- Also called: कोजगरा
- Observed by: Maithil Brahmin, Maithil Kayasthas
- Type: Ethnic
- Date: Sharad Purnima
- Frequency: Annual
- First time: Treta Yuga
- Started by: King Janaka for Lord Rama

= Kojagra =

Festival in Mithila

Kojagra (Maithili: कोजगरा) is a special festival of the Mithila region in the Indian subcontinent. It is a sanskar ritual for the newly married couples among the communities of the Maithil Brahmins and Kayasthas. It is celebrated on the occasion of Sharad Purnima in the Hindu month of Ashvin.

== Etymology ==
The word Kojagara is primarily associated with the Nakshatra Pati (King of constellation) Moon. The indic term Jagra is considered the moon's rays, derived from the words "jagaran" and "ku" which becomes "ko" related to the nectar-like rays of moonlight. This means that the full moon is celebrated as the day of awakening in its nectar-like rays.

== Description ==
Kojagra is a sanskar ritual associated with the tradition of the Maithil Vivah among the communities of Maithil Brahmins and Maithil Kayasthas. It is a Lokaparva of the Mithila region. In the festival of Kojagra, a Bhaar of fruits, sweets, Khaajaa, Makhana, Batasha and Paan, etc is sent from the house of newly married brides to the house of newly married grooms. The rituals of the festival are performed at night. In the evening, the groom dressed up in the clothes brought from his in-laws' house, then the women of his house and society perform Chumavan ritual with him. Similarly, at least five the elder men of his family or society impart blessings by chanting Durwaksht Mantra. After the Chumavan ritual, the groom plays a game of Pachchisi with his brother-in-law. For this, cowries and dice come from the family of bride house only. The loser gives a gift to the winner. During this game, a gathering of Maithili folk songs and music is also performed by the women. After the completion of the rituals procedure of the Kojagara festival, there is a tradition of distributing Makhana, Batasha and Paan (betel leaves) among the people of the society in the night. The festival of Kojagra is treated as the symbol of social harmony in the region. On the occasion of Kojagra, a sacred feast for Brahmins Bhoj is also organised by the family of groom in the night.

=== Importance of Makhana ===
Makhana has special importance in the festival of Kojagra. On this day, makhana porridge, which is full of nutritional properties, is prepared and kept in the moonlight overnight, giving it immortality, and then it is fed to the newly married man so that he remains free from all diseases and lives a long life.

== Legend ==
The main deity of the Kojagra festival is Goddess Lakshmi. In the festival, Annapurna form of the Goddess is worshipped. According to legend, the Goddess Annapurna starts residing in the house from the night of Kojagra festival of Ashvin month. It is said that worshipping the Annapurna form of the Goddess sincerely in the night of Kojagra, there is happiness, prosperity and peace in the house and food crisis never comes in the house. With this belief, the Goddess Annapurna is worshipped in every house of the Maithil people in that night.
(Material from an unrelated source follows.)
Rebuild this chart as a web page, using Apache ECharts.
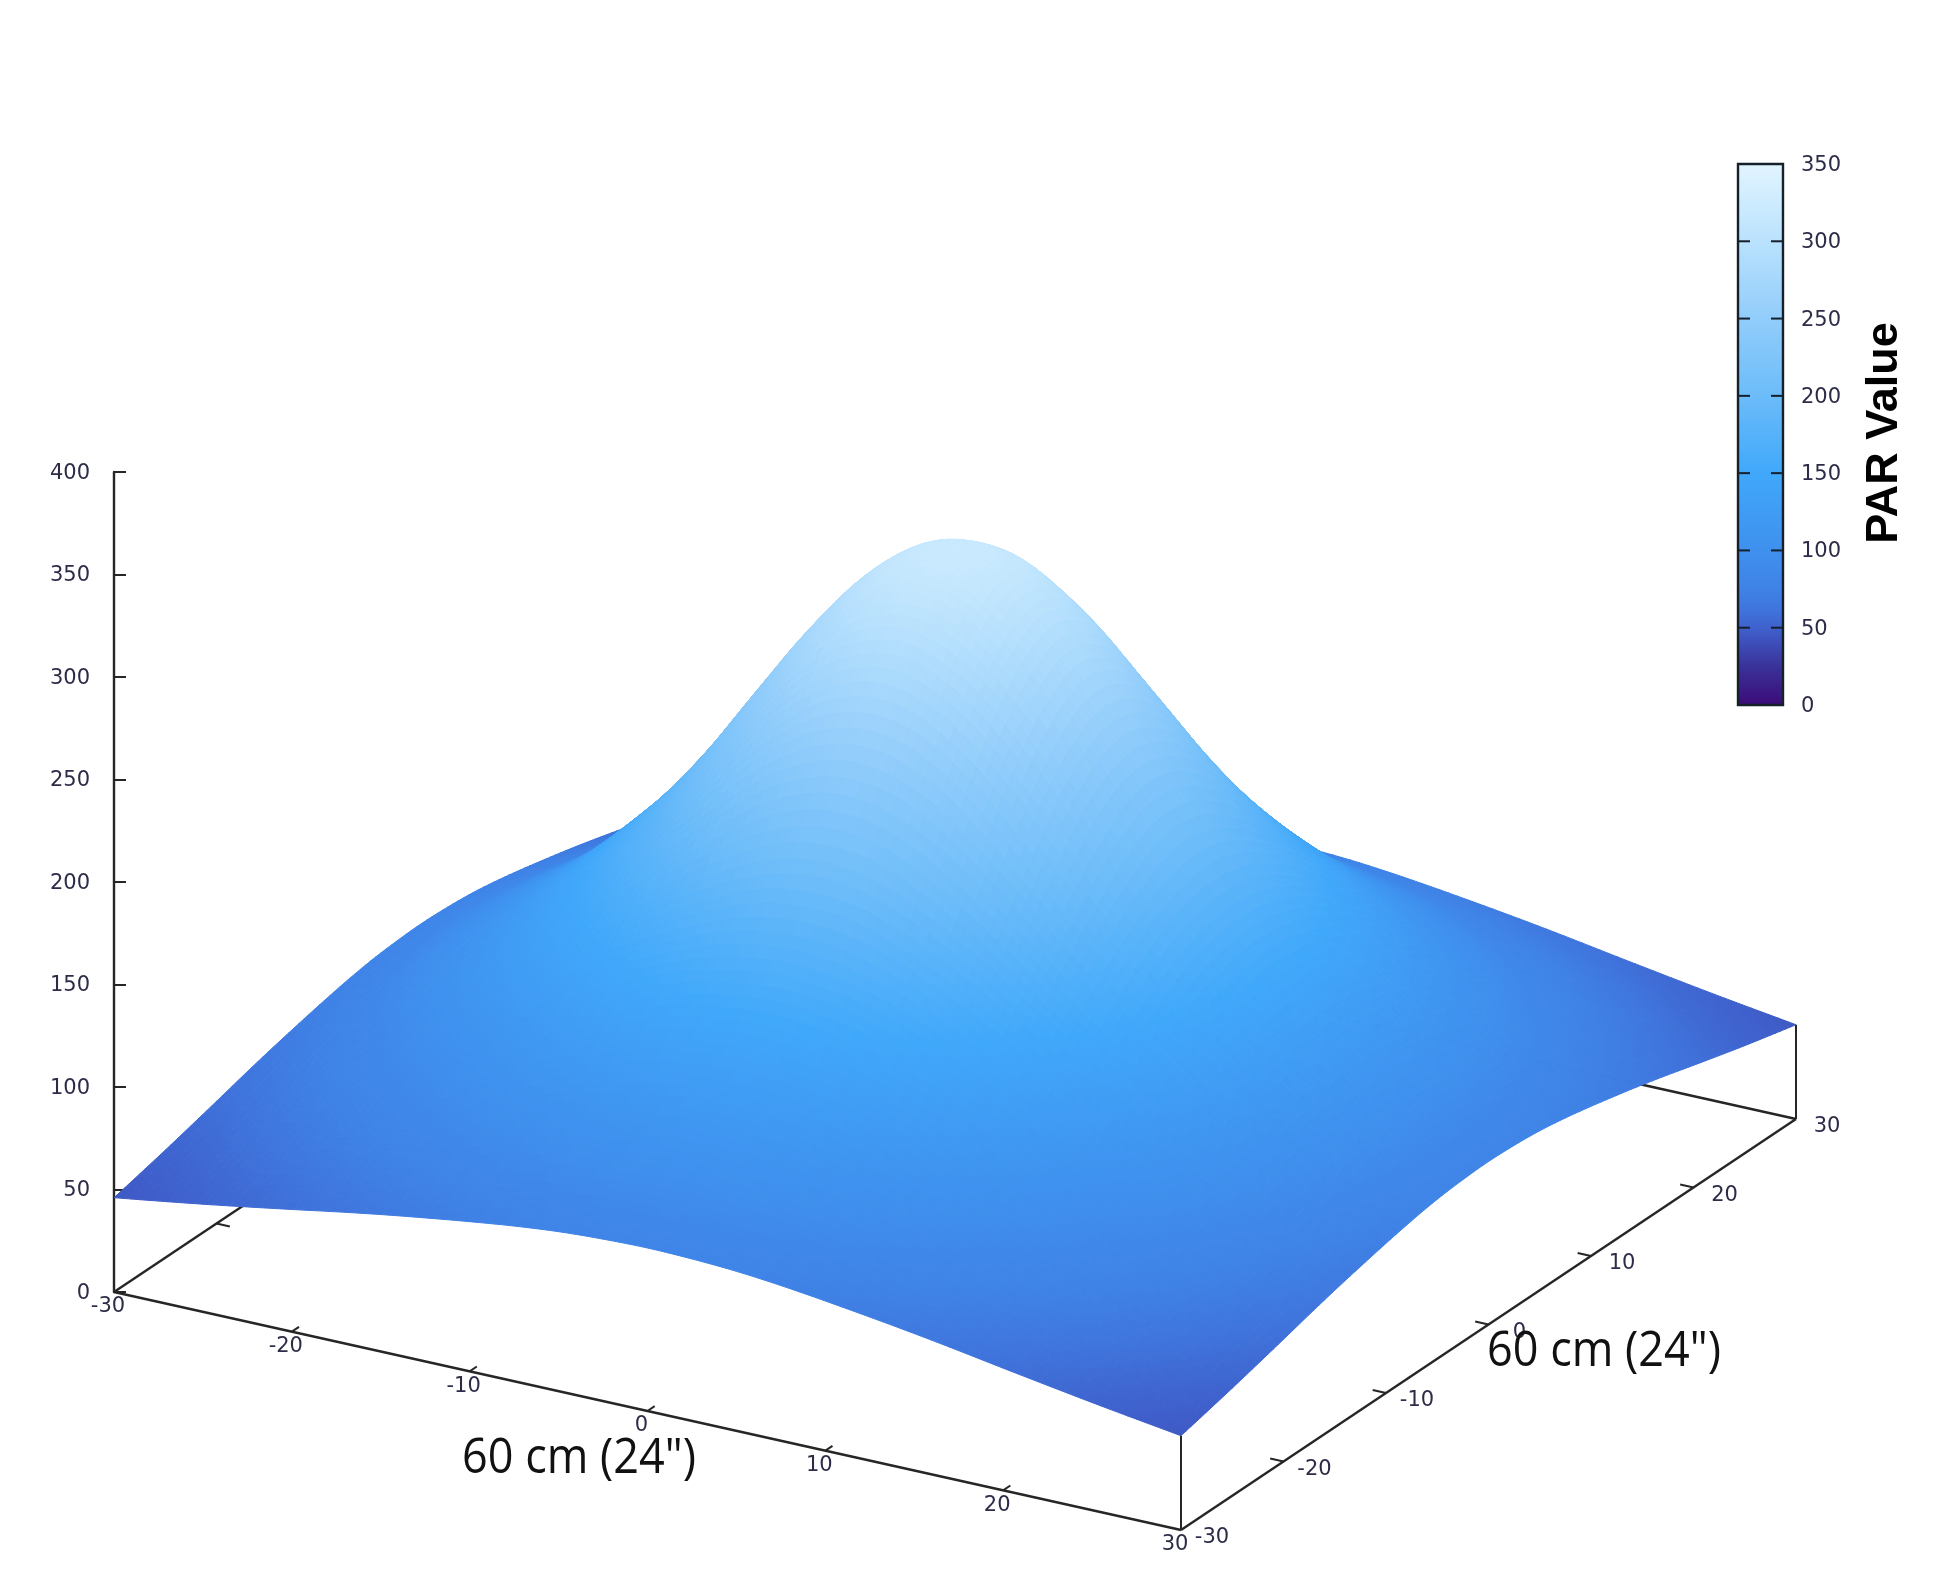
<!DOCTYPE html>
<html><head><meta charset="utf-8">
<style>html,body{margin:0;padding:0;background:#fff}#c{width:1960px;height:1574px}</style>
<script src="https://cdn.jsdelivr.net/npm/echarts@6/dist/echarts.min.js"></script>
</head><body><div id="c"></div>
<script>
// Axis ticks
const xyTicks = [-30,-20,-10,0,10,20,30];
const zTicks = [0,50,100,150,200,250,300,350,400];
const barLabels = [0,50,100,150,200,250,300,350];
const barTicks = [50,100,150,200,250,300];
const gridStep = 2.5;
// PAR values, one row per y position, x from -30 to 30
const rowYm300 = [46,49.2,52.5,56,59.6,63.3,66.8,70,73,75.7,77.8,79,79.5,79,77.8,75.7,73,70,66.8,63.3,59.6,56,52.5,49.2,46];
const rowYm275 = [49.2,52.4,56.2,60.6,65.2,69.8,74,78,81.8,85,87.4,89,89.6,89,87.4,85,81.8,78,74,69.8,65.2,60.6,56.2,52.4,49.2];
const rowYm250 = [52.5,56.2,61,67,72,77,82,88,93,98,101,103,104,103,101,98,93,88,82,77,72,67,61,56.2,52.5];
const rowYm225 = [56,60.6,67,72,79,85,92,100,106,111,115,118,119,118,115,111,106,100,92,85,79,72,67,60.6,56];
const rowYm200 = [59.6,65.2,72,79,86,95,104,112,120,127,133,136,137,136,133,127,120,112,104,95,86,79,72,65.2,59.6];
const rowYm175 = [63.3,69.8,77,85,95,105,115,126,136,145,152,156,158,156,152,145,136,126,115,105,95,85,77,69.8,63.3];
const rowYm150 = [66.8,74,82,92,104,115,128,141,153,164,173,179,181,179,173,164,153,141,128,115,104,92,82,74,66.8];
const rowYm125 = [70,78,88,100,112,126,141,156,171,185,197,206,209,206,197,185,171,156,141,126,112,100,88,78,70];
const rowYm100 = [73,81.8,93,106,120,136,153,171,190,209,226,237,241,237,226,209,190,171,153,136,120,106,93,81.8,73];
const rowYm75  = [75.7,85,98,111,127,145,164,185,209,233,253,267,272,267,253,233,209,185,164,145,127,111,98,85,75.7];
const rowYm50  = [77.8,87.4,101,115,133,152,173,197,226,253,277,292,298,292,277,253,226,197,173,152,133,115,101,87.4,77.8];
const rowYm25  = [79,89,103,118,136,156,179,206,237,267,292,310,315,310,292,267,237,206,179,156,136,118,103,89,79];
const rowY0    = [79.5,89.6,104,119,137,158,181,209,241,272,298,315,320,315,298,272,241,209,181,158,137,119,104,89.6,79.5];
const rowY25   = [79,89,103,118,136,156,179,206,237,267,292,310,315,310,292,267,237,206,179,156,136,118,103,89,79];
const rowY50   = [77.8,87.4,101,115,133,152,173,197,226,253,277,292,298,292,277,253,226,197,173,152,133,115,101,87.4,77.8];
const rowY75   = [75.7,85,98,111,127,145,164,185,209,233,253,267,272,267,253,233,209,185,164,145,127,111,98,85,75.7];
const rowY100  = [73,81.8,93,106,120,136,153,171,190,209,226,237,241,237,226,209,190,171,153,136,120,106,93,81.8,73];
const rowY125  = [70,78,88,100,112,126,141,156,171,185,197,206,209,206,197,185,171,156,141,126,112,100,88,78,70];
const rowY150  = [66.8,74,82,92,104,115,128,141,153,164,173,179,181,179,173,164,153,141,128,115,104,92,82,74,66.8];
const rowY175  = [63.3,69.8,77,85,95,105,115,126,136,145,152,156,158,156,152,145,136,126,115,105,95,85,77,69.8,63.3];
const rowY200  = [59.6,65.2,72,79,86,95,104,112,120,127,133,136,137,136,133,127,120,112,104,95,86,79,72,65.2,59.6];
const rowY225  = [56,60.6,67,72,79,85,92,100,106,111,115,118,119,118,115,111,106,100,92,85,79,72,67,60.6,56];
const rowY250  = [52.5,56.2,61,67,72,77,82,88,93,98,101,103,104,103,101,98,93,88,82,77,72,67,61,56.2,52.5];
const rowY275  = [49.2,52.4,56.2,60.6,65.2,69.8,74,78,81.8,85,87.4,89,89.6,89,87.4,85,81.8,78,74,69.8,65.2,60.6,56.2,52.4,49.2];
const rowY300  = [46,49.2,52.5,56,59.6,63.3,66.8,70,73,75.7,77.8,79,79.5,79,77.8,75.7,73,70,66.8,63.3,59.6,56,52.5,49.2,46];
const rows = [rowYm300,rowYm275,rowYm250,rowYm225,rowYm200,rowYm175,rowYm150,rowYm125,rowYm100,rowYm75,rowYm50,rowYm25,rowY0,
  rowY25,rowY50,rowY75,rowY100,rowY125,rowY150,rowY175,rowY200,rowY225,rowY250,rowY275,rowY300];
// Colour scale
const scaleVals = [0,25,50,62,75,100,150,200,250,300,350];
const scaleCols = ['#3c0a78','#3a3198','#3f60cc','#3f74dc','#3f82e6','#3f90ee','#40a8fa','#6cbcf9','#92cdfb','#bae2fd','#e2f5ff'];

const OX=114, OY=1292, XX=1067, XY=238, YX=615, YY=-411, ZS=2.05;
function proj(x,y,z){const a=(x+30)/60,b=(y+30)/60;return [OX+a*XX+b*YX, OY+a*XY+b*YY-z*ZS];}
function hex(c){return [1,3,5].map(i=>parseInt(c.substr(i,2),16));}
const scaleRgb=scaleCols.map(hex);
function colorAt(v){
  let i=0; while(i<scaleVals.length-2&&v>scaleVals[i+1])i++;
  const t=Math.max(0,Math.min(1,(v-scaleVals[i])/(scaleVals[i+1]-scaleVals[i])));
  const a=scaleRgb[i],b=scaleRgb[i+1];
  return 'rgb('+a.map((p,k)=>Math.round(p+(b[k]-p)*t)).join(',')+')';
}
// smooth drawing of each measured cell
function cr(p0,p1,p2,p3,t){return 0.5*(2*p1+(p2-p0)*t+(2*p0-5*p1+4*p2-p3)*t*t+(3*p1-p0-3*p2+p3)*t*t*t);}
const N=rows.length;
function at(i,j){
  const ci=Math.max(0,Math.min(N-1,i)),cj=Math.max(0,Math.min(N-1,j));
  let v=rows[cj][ci];
  if(i<0)v=2*rows[cj][0]-rows[cj][1]; else if(i>N-1)v=2*rows[cj][N-1]-rows[cj][N-2];
  if(j<0)v=2*rows[0][ci]-rows[1][ci]; else if(j>N-1)v=2*rows[N-1][ci]-rows[N-2][ci];
  return v;
}
function surf(i,j,u,v){
  const c=[];
  for(let m=-1;m<=2;m++)c.push(cr(at(i-1,j+m),at(i,j+m),at(i+1,j+m),at(i+2,j+m),u));
  return cr(c[0],c[1],c[2],c[3],v);
}
const SUB=5;
const cells=[];
for(let j=N-2;j>=0;j--)for(let i=0;i<N-1;i++)cells.push([i,j]);

function renderCell(params,api){
  const i=api.value(0),j=api.value(1),kids=[];
  const pt=(p,q)=>{const z=surf(i,j,p/SUB,q/SUB);const w=proj(-30+gridStep*(i+p/SUB),-30+gridStep*(j+q/SUB),z);return {c:api.coord(w),z};};
  for(let q=SUB-1;q>=0;q--)for(let p=0;p<SUB;p++){
    const a=pt(p,q),b=pt(p+1,q),c=pt(p+1,q+1),d=pt(p,q+1);
    const col=colorAt((a.z+b.z+c.z+d.z)/4);
    kids.push({type:'polygon',shape:{points:[a.c,b.c,c.c,d.c]},style:{fill:col,stroke:col,lineWidth:1},silent:true});
  }
  return {type:'group',children:kids};
}
const frameItems=[];
function addLine(a,b,w){frameItems.push(['line',a[0],a[1],b[0],b[1],w||2.4]);}
addLine(proj(-30,-30,0),proj(30,-30,0));
addLine(proj(30,-30,0),proj(30,30,0));
addLine(proj(-30,-30,0),proj(-30,30,0));
addLine(proj(-30,30,0),proj(30,30,0));
addLine(proj(30,-30,0),proj(30,-30,rowYm300[24]),2);
addLine(proj(30,30,0),proj(30,30,rowY300[24]),2);
xyTicks.forEach(t=>{
  if(t>-30&&t<30){
    addLine(proj(t,-30,0),proj(t,-29.3,0),2);
    addLine(proj(30,t,0),proj(29.25,t,0),2);
    addLine(proj(-30,t,0),proj(-29.25,t,0),2);
  }
});
function renderFrame(params,api){
  const a=api.coord([api.value(1),api.value(2)]),b=api.coord([api.value(3),api.value(4)]);
  return {type:'line',shape:{x1:a[0],y1:a[1],x2:b[0],y2:b[1]},style:{stroke:'#262626',lineWidth:api.value(5)},silent:true};
}
const tickFont='21px "DejaVu Sans", sans-serif', tickCol='#2c2c48';
const labelItems=[];
xyTicks.forEach(t=>{
  const a=proj(t,-30,0); labelItems.push([a[0]-6,a[1]+15,t]);
  const b=proj(30,t,0); labelItems.push([b[0]+31,b[1]+8,t]);
});
function renderLabel(params,api){
  const p=api.coord([api.value(0),api.value(1)]);
  return {type:'text',x:p[0],y:p[1],style:{text:String(api.value(2)),font:tickFont,fill:tickCol,align:'center',verticalAlign:'middle'},silent:true};
}
function renderZLabel(params,api){
  const p=api.coord([0,api.value(0)]);
  return {type:'text',x:p[0]-24,y:p[1]+1.5,style:{text:String(api.value(0)),font:tickFont,fill:tickCol,align:'right',verticalAlign:'middle'},silent:true};
}
function renderBarLabel(params,api){
  const p=api.coord([1,api.value(0)]);
  return {type:'text',x:p[0]+18,y:p[1]+1.5,style:{text:String(api.value(0)),font:tickFont,fill:tickCol,align:'left',verticalAlign:'middle'},silent:true};
}
function renderBar(params,api){
  const a=api.coord([0,350]),b=api.coord([1,0]);
  const stops=scaleVals.map((v,i)=>({offset:1-v/350,color:scaleCols[i]})).reverse();
  const kids=[{type:'rect',shape:{x:a[0],y:a[1],width:b[0]-a[0],height:b[1]-a[1]},
    style:{fill:new echarts.graphic.LinearGradient(0,0,0,1,stops),stroke:'#15202b',lineWidth:2.4},silent:true}];
  barTicks.forEach(t=>{
    const p=api.coord([0,t]),q=api.coord([1,t]);
    kids.push({type:'line',shape:{x1:p[0],y1:p[1],x2:p[0]+12,y2:p[1]},style:{stroke:'#15202b',lineWidth:2},silent:true});
    kids.push({type:'line',shape:{x1:q[0]-12,y1:q[1],x2:q[0],y2:q[1]},style:{stroke:'#15202b',lineWidth:2},silent:true});
  });
  return {type:'group',children:kids};
}
const chart=echarts.init(document.getElementById('c'),null,{renderer:'canvas'});
chart.setOption({
  animation:false,backgroundColor:'#fff',
  grid:[
    {left:0,top:0,width:1960,height:1574,show:false},
    {left:114,top:472,width:20,height:820,show:false},
    {left:1738,top:164,width:45,height:541,show:false}
  ],
  xAxis:[
    {type:'value',gridIndex:0,min:0,max:1960,show:false},
    {type:'value',gridIndex:1,min:0,max:1,show:false},
    {type:'value',gridIndex:2,min:0,max:1,show:false}
  ],
  yAxis:[
    {type:'value',gridIndex:0,min:0,max:1574,inverse:true,show:false},
    {type:'value',gridIndex:1,min:0,max:400,interval:50,position:'left',z:0,
      axisLine:{show:true,onZero:false,lineStyle:{color:'#262626',width:2.4}},
      axisTick:{show:true,inside:true,length:12,lineStyle:{color:'#262626',width:2}},
      splitLine:{show:false},axisLabel:{show:false}},
    {type:'value',gridIndex:2,min:0,max:350,interval:50,position:'right',show:false}
  ],
  series:[
    {type:'custom',name:'frame',xAxisIndex:0,yAxisIndex:0,z:1,clip:false,data:frameItems,
      dimensions:['k','x1','y1','x2','y2','w'],encode:{x:1,y:2},renderItem:renderFrame},
    {type:'custom',name:'surface',xAxisIndex:0,yAxisIndex:0,z:3,clip:false,data:cells,progressive:0,
      encode:{x:0,y:1},renderItem:renderCell},
    {type:'custom',name:'labels',xAxisIndex:0,yAxisIndex:0,z:4,clip:false,data:labelItems,
      encode:{x:0,y:1},renderItem:renderLabel},
    {type:'custom',name:'zLabels',xAxisIndex:1,yAxisIndex:1,z:4,clip:false,data:zTicks.map(v=>[v]),
      encode:{y:0},renderItem:renderZLabel},
    {type:'custom',name:'colorbar',xAxisIndex:2,yAxisIndex:2,z:3,clip:false,data:[[0,0]],
      encode:{x:0,y:1},renderItem:renderBar},
    {type:'custom',name:'barLabels',xAxisIndex:2,yAxisIndex:2,z:4,clip:false,data:barLabels.map(v=>[v]),
      encode:{y:0},renderItem:renderBarLabel}
  ],
  graphic:[
    {type:'text',x:462,y:1434,scaleY:1.1,z:10,style:{text:'60 cm (24")',font:'45px "Open Sans", sans-serif',fill:'#111'}},
    {type:'text',x:1487,y:1327,scaleY:1.1,z:10,style:{text:'60 cm (24")',font:'45px "Open Sans", sans-serif',fill:'#111'}},
    {type:'text',x:1885,y:433,rotation:Math.PI/2,z:10,
      style:{text:'PAR Value',font:'bold 45px "Liberation Sans", sans-serif',fill:'#000',align:'center',verticalAlign:'middle'}}
  ]
});
</script></body></html>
The tradition of celebrating Kojagra has been going on from ancient times in the folk culture of Mithila. It was originated from the court of King Janaka in Mithila. According to legend, it was started by the King Janaka in Treta Yuga for his son-in-law Lord Rama. The first Kojagara was performed by the King Janaka for Lord Rama. It is said that the King Janaka performed the Kojagara puja for his son-in-law Rama and daughter Sita and sent betel (paan) leaves, bananas, makhana, and laddus as gifts for Rama. Since then, this festival of Kojagra has been celebrated in the Mithila region.

The festival Kojagra is also related to the Samundra Manthan story of Puranas. In the Samundra Manthan (churning of the ocean) story as described in various Puranas written by Vedas Vyasa, Goddess Lakshmi emerged on the full moon day of Ashwin Shukla Paksha. There is a classical belief that this date should be specifically celebrated as the day for worshipping Goddess Lakshmi. According to Puranas, Lord Chandradeva and Goddess Lakshmi originated from the ocean, both are considered to be siblings. In the festival, Lord Chandradeva is also very important and worshipped. As evident from the Vedas and Ayurveda shows that the medicinal properties of all the trees and plants on earth are transmitted to them only through the moon rays. Similarly in the text Bhagawad Geeta, Lord Krishna, while preaching to Arjuna, said, "Nakshatranamah Shashi," meaning, "I am the moon, chief among all the stars."

During this festival, which occurs after the end of the rainy season, the sky is completely clear and its rays, full of medicinal properties, fall directly on the earth. Based on these beliefs, Kojagara festival is celebrated with special importance on this date in Mithila.